On gèle littéralement

Le 21 Avril 1918

Mon Loul Aimé,

Aujourd’hui, rien de toi. Rien d’étonnant à ça, le Dimanche, c’est une nouvelle mode à présent. Je ne reçois jamais rien. Dimanche dernier, ça m’a déjà fait ça, je me suis consolée en me disant demain, j’en aurai deux. Eh bien, pas du tout. Le lendemain, je n’en ai eu qu’une et c’est comme cela que j’ai eu ta lettre du 13 de perdue. Cela n’est pas drôle du tout, si ça se renouvelle tous les Dimanches ainsi.

Enfin, puisqu’il n’y a rien à dire, il faut se résigner.

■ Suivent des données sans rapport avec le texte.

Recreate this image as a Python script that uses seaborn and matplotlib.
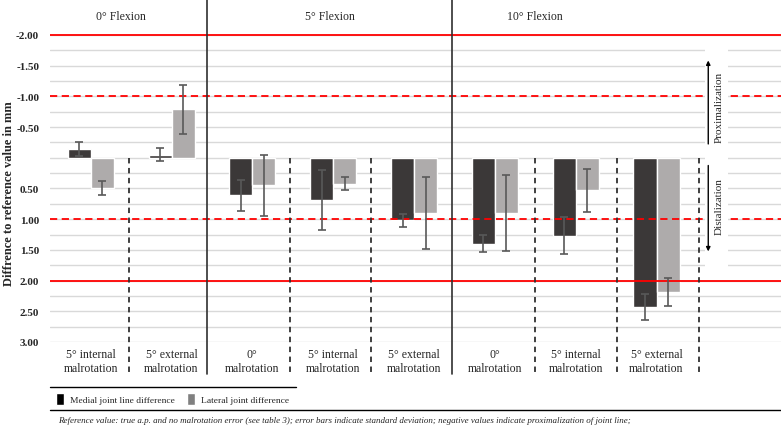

J’espère malgré tout que tu es toujours en bonne santé et que tu ne souffres pas trop du froid. Ici, on gèle littéralement. Je viens de sortir faire le marché et bien j’ai les mains à la glace et c’est à peine si je puis écrire. On endure un feu comme en plein hiver.

Depuis hier soir, je ne sais pas ce qu’il y a, mais nous avons pas mal de coucous au dessus de nous. On craint peut-être le boche. Il est vrai que quoique froid, le temps est très beau et le ciel très clair.

Tantôt, j’ai promis à Germaine de sortir avec elle. Pourvu que la grosse Bertha reste muette jusqu’au moment de partir.

En attendant impatiemment le courrier de demain pour avoir de tes nouvelles, je te quitte, mon mien chéri en t’embrassant très très tendrement.